MATERIAL PROVIDED:
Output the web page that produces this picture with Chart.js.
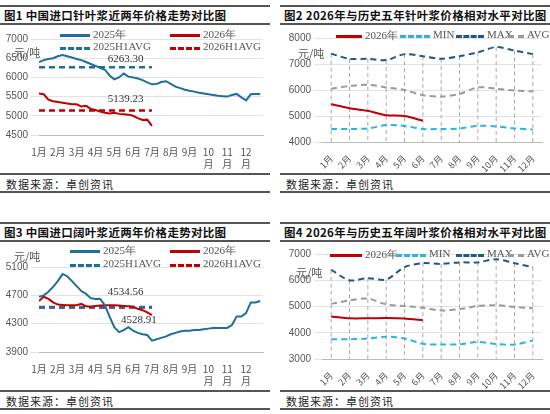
<!DOCTYPE html>
<html><head><meta charset="utf-8">
<script src="https://cdn.jsdelivr.net/npm/chart.js@4"></script>
<style>
body{margin:0;width:550px;height:414px;background:#fff;position:relative;overflow:hidden;font-family:"Noto Sans CJK SC",sans-serif}
.hl{position:absolute;height:0;border-top:2px solid #555}
.title{position:absolute;font-size:11.5px;font-weight:bold;color:#111;white-space:nowrap;letter-spacing:0.3px}
.src{position:absolute;font-size:11px;color:#222;letter-spacing:1px}
.lg{position:absolute;font-family:"Liberation Serif",serif;font-size:11px;color:#555;white-space:nowrap}
.sw{position:absolute;height:0}
.unit{position:absolute;font-size:11px;color:#555}
canvas{position:absolute}
</style></head><body>
<script>
// ---------- DATA ----------
const monthLabels=['1月','2月','3月','4月','5月','6月','7月','8月','9月','10月','11月','12月'];
// Panel 1: imported softwood pulp, weekly samples (x = week/4 months)
const sw2025=[6400,6450,6480,6500,6550,6580,6550,6520,6480,6450,6400,6350,6300,6250,6200,6050,5950,6000,6100,6020,6000,5970,5930,5870,5820,5830,5880,5900,5830,5760,5720,5680,5650,5630,5600,5580,5560,5540,5520,5510,5500,5540,5570,5480,5400,5560,5570,5570];
const sw2026=[5580,5560,5420,5380,5360,5340,5320,5300,5300,5240,5260,5180,5150,5110,5080,5060,5080,5050,5040,5030,5000,4940,4890,4900,4740];
const swAvg2025=6263.30, swAvg2026=5139.23;
// Panel 3: imported hardwood pulp
const hw2025=[4680,4700,4750,4820,4900,5000,4970,4900,4830,4760,4720,4660,4650,4650,4560,4400,4250,4180,4210,4250,4200,4170,4150,4140,4060,4080,4100,4120,4150,4170,4190,4200,4200,4210,4210,4220,4230,4240,4240,4240,4240,4280,4400,4400,4450,4600,4600,4620];
const hw2026=[4620,4680,4650,4600,4570,4565,4560,4560,4560,4580,4545,4540,4550,4555,4560,4560,4560,4555,4550,4545,4540,4510,4490,4460,4420];
const hwAvg2025=4534.56, hwAvg2026=4528.91;
// Panel 2: softwood 5-year comparison
const swMin=[4500,4500,4520,4650,4620,4500,4500,4520,4620,4600,4520,4480];
const swMax=[7400,7200,7200,7150,7380,7300,7200,7300,7450,7650,7520,7380];
const swAvg=[6050,6150,6200,6100,6000,5800,5750,5850,6100,6050,5980,5950];
const sw2026m=[5450,5300,5200,5030,5000,4820];
// Panel 4: hardwood 5-year comparison
const hwMin=[3750,3750,3780,3850,3780,3580,3550,3560,3650,3570,3550,3700];
const hwMax=[6400,6000,6080,6030,6500,6650,6620,6680,6680,6800,6650,6500];
const hwAvg=[5100,5230,5300,5080,5020,4950,4850,4900,5020,5050,4980,4930];
const hw2026m=[4620,4550,4550,4560,4540,4480];

const BLUE='#1f6e9c',RED='#c00000',LBLUE='#2bb3e8',DBLUE='#1d5a86',GRAY='#9a9a9a';
const tickFont={family:'"Liberation Sans",sans-serif',size:10};
const toPts=a=>a.map((v,i)=>({x:i/4,y:v}));
const flat=(v)=>[{x:0,y:v},{x:6,y:v}];

function el(cls,css,html){const d=document.createElement('div');d.className=cls;Object.assign(d.style,css);if(html!==undefined)d.innerHTML=html;document.body.appendChild(d);return d;}
function frame(x0,y0,title){
  el('hl',{left:x0+'px',top:y0+'px',width:'270px'});
  el('title',{left:(x0+4)+'px',top:(y0+2)+'px'},title);
  el('hl',{left:x0+'px',top:(y0+18)+'px',width:'270px'});
  el('hl',{left:x0+'px',top:(y0+168)+'px',width:'270px'});
  el('src',{left:(x0+6)+'px',top:(y0+171)+'px'},'数据来源：卓创资讯');
  el('hl',{left:x0+'px',top:(y0+186)+'px',width:'270px'});
}
function legItem(x,y,w,color,dashed,text){
  el('sw',{left:x+'px',top:y+'px',width:w+'px',borderTop:'3px '+(dashed?'dashed ':'solid ')+color});
  el('lg',{left:(x+w+3)+'px',top:(y-7)+'px'},text);
}
function mkCanvas(x,y,w,h){const c=document.createElement('canvas');c.width=w;c.height=h;c.style.left=x+'px';c.style.top=y+'px';c.style.width=w+'px';c.style.height=h+'px';document.body.appendChild(c);return c;}

const labelPlugin={id:'avgLabels',afterDatasetsDraw(ch){const l=ch.options.plugins.avgLabels;if(!l||!l.items)return;const c=ch.ctx;c.save();c.font='11px "Liberation Serif",serif';c.fillStyle='#333';c.textAlign='center';
  l.items.forEach(it=>{c.fillText(it.t,ch.scales.x.getPixelForValue(it.x),ch.scales.y.getPixelForValue(it.y)+it.dy);});c.restore();}};
const dropPlugin={id:'drop',beforeDatasetsDraw(ch){const o=ch.options.plugins.drop;if(!o||!o.on)return;const meta=ch.getDatasetMeta(o.idx);const c=ch.ctx;c.save();c.strokeStyle='#aaa';c.lineWidth=1;c.setLineDash([4,3]);
  meta.data.forEach(p=>{c.beginPath();c.moveTo(p.x,p.y);c.lineTo(p.x,ch.chartArea.bottom);c.stroke();});c.restore();}};
Chart.register(labelPlugin,dropPlugin);

function trendChart(x0,y0,d25,d26,a25,a26,ymin,ymax,step,padTop,labels){
  const cv=mkCanvas(x0,y0+20,270,148);
  new Chart(cv,{type:'line',data:{datasets:[
    {data:toPts(d25),borderColor:BLUE,borderWidth:2,pointRadius:0,tension:0},
    {data:toPts(d26),borderColor:RED,borderWidth:2,pointRadius:0,tension:0},
    {data:flat(a25),borderColor:BLUE,borderWidth:2.5,borderDash:[6,4],pointRadius:0},
    {data:flat(a26),borderColor:RED,borderWidth:2.5,borderDash:[6,4],pointRadius:0}]},
   options:{animation:false,responsive:false,layout:{padding:{top:padTop,right:7}},
    plugins:{legend:{display:false},tooltip:{enabled:false},avgLabels:{items:labels}},
    scales:{x:{type:'linear',min:0,max:11.9,grid:{display:false},border:{color:'#bbb'},
      afterFit(s){s.height=38;},
      afterBuildTicks(s){s.ticks=monthLabels.map((m,i)=>({value:i}));},
      ticks:{autoSkip:false,maxRotation:0,font:{family:'"Noto Sans CJK SC",sans-serif',size:10},color:'#555',
        callback:v=>v>=9?[String(v+1),'月']:monthLabels[v]}},
     y:{min:ymin,max:ymax,grid:{color:'#e3e3e3'},border:{display:false},afterFit(s){s.width=39;},
      ticks:{stepSize:step,font:tickFont,color:'#555',callback:v=>String(v)}}}}});
}
function cmpChart(x0,y0,mn,mx,av,cur,ymin,ymax,padTop){
  const cv=mkCanvas(x0,y0+20,270,148);
  new Chart(cv,{type:'line',data:{labels:monthLabels,datasets:[
    {data:cur,borderColor:RED,borderWidth:2,pointRadius:0,tension:0.2},
    {data:mn,borderColor:LBLUE,borderWidth:2,borderDash:[6,4],pointRadius:0,tension:0.3},
    {data:mx,borderColor:DBLUE,borderWidth:2,borderDash:[6,4],pointRadius:0,tension:0.3},
    {data:av,borderColor:GRAY,borderWidth:2,borderDash:[6,4],pointRadius:0,tension:0.3}]},
   options:{animation:false,responsive:false,layout:{padding:{top:padTop,right:8}},
    plugins:{legend:{display:false},tooltip:{enabled:false},drop:{on:true,idx:2}},
    scales:{x:{offset:true,grid:{display:false},border:{color:'#bbb'},afterFit(s){s.height=31;},
      ticks:{autoSkip:false,maxRotation:45,minRotation:45,font:{family:'"Noto Sans CJK SC",sans-serif',size:9},color:'#555'}},
     y:{min:ymin,max:ymax,grid:{color:'#e3e3e3'},border:{display:false},afterFit(s){s.width=42;},
      ticks:{stepSize:1000,font:tickFont,color:'#555',callback:v=>String(v)}}}}});
}

// Panel 1
frame(0,5,'图1 中国进口针叶浆近两年价格走势对比图');
trendChart(0,5,sw2025,sw2026,swAvg2025,swAvg2026,4500,7000,500,14,
  [{t:'6263.30',x:4.6,y:swAvg2025,dy:-5},{t:'5139.23',x:4.6,y:swAvg2026,dy:-8}]);
legItem(60,34,30,BLUE,false,'2025年');legItem(170,34,30,RED,false,'2026年');
legItem(60,47,30,BLUE,true,'2025H1AVG');legItem(170,47,30,RED,true,'2026H1AVG');
el('unit',{left:'14px',top:'44px'},'元/吨');

// Panel 2
frame(280,5,'图2 2026年与历史五年针叶浆价格相对水平对比图');
cmpChart(280,5,swMin,swMax,swAvg,sw2026m,4000,8000,13);
legItem(336,35,26,RED,false,'2026年');legItem(400,35,30,LBLUE,true,'MIN');
legItem(456,35,28,DBLUE,true,'MAX');legItem(508,35,16,GRAY,true,'AVG');
el('unit',{left:'298px',top:'45px'},'元/吨');

// Panel 3
frame(0,222,'图3 中国进口阔叶浆近两年价格走势对比图');
trendChart(0,222,hw2025,hw2026,hwAvg2025,hwAvg2026,3900,5100,400,25,
  [{t:'4534.56',x:4.6,y:hwAvg2025,dy:-12},{t:'4528.91',x:5.3,y:hwAvg2026,dy:16}]);
legItem(70,250,30,BLUE,false,'2025年');legItem(170,250,30,RED,false,'2026年');
legItem(70,264,30,BLUE,true,'2025H1AVG');legItem(170,264,30,RED,true,'2026H1AVG');
el('unit',{left:'14px',top:'248px'},'元/吨');

// Panel 4
frame(280,222,'图4 2026年与历史五年阔叶浆价格相对水平对比图');
cmpChart(280,222,hwMin,hwMax,hwAvg,hw2026m,3000,7000,12);
legItem(330,254,32,RED,false,'2026年');legItem(396,254,30,LBLUE,true,'MIN');
legItem(456,254,28,DBLUE,true,'MAX');legItem(508,254,16,GRAY,true,'AVG');
el('unit',{left:'296px',top:'264px'},'元/吨');
</script>
</body></html>
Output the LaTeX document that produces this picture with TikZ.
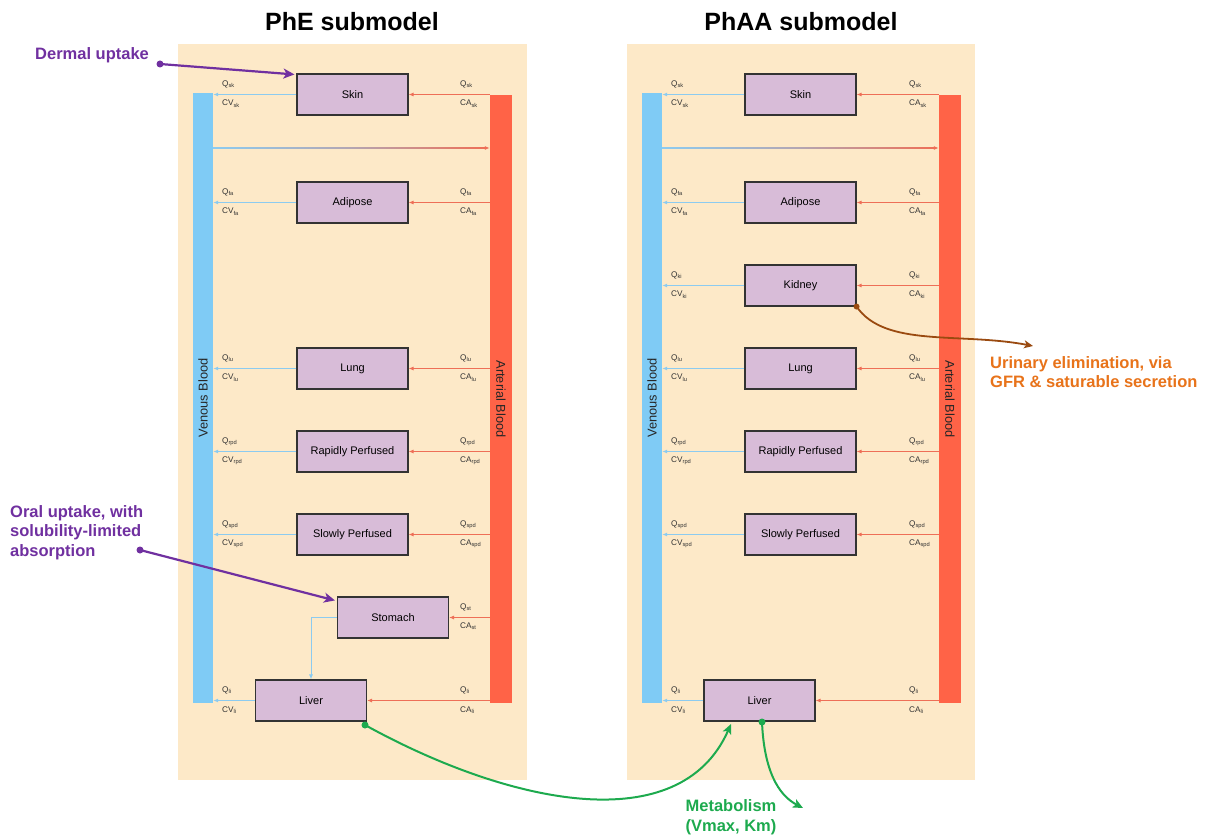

DO THIS:
Find each line holding "with". Copy it out.

RESULT FOR THIS EXERCISE:
Output the web page that produces this picture with Chart.js.
Output the LaTeX document that produces this picture with TikZ.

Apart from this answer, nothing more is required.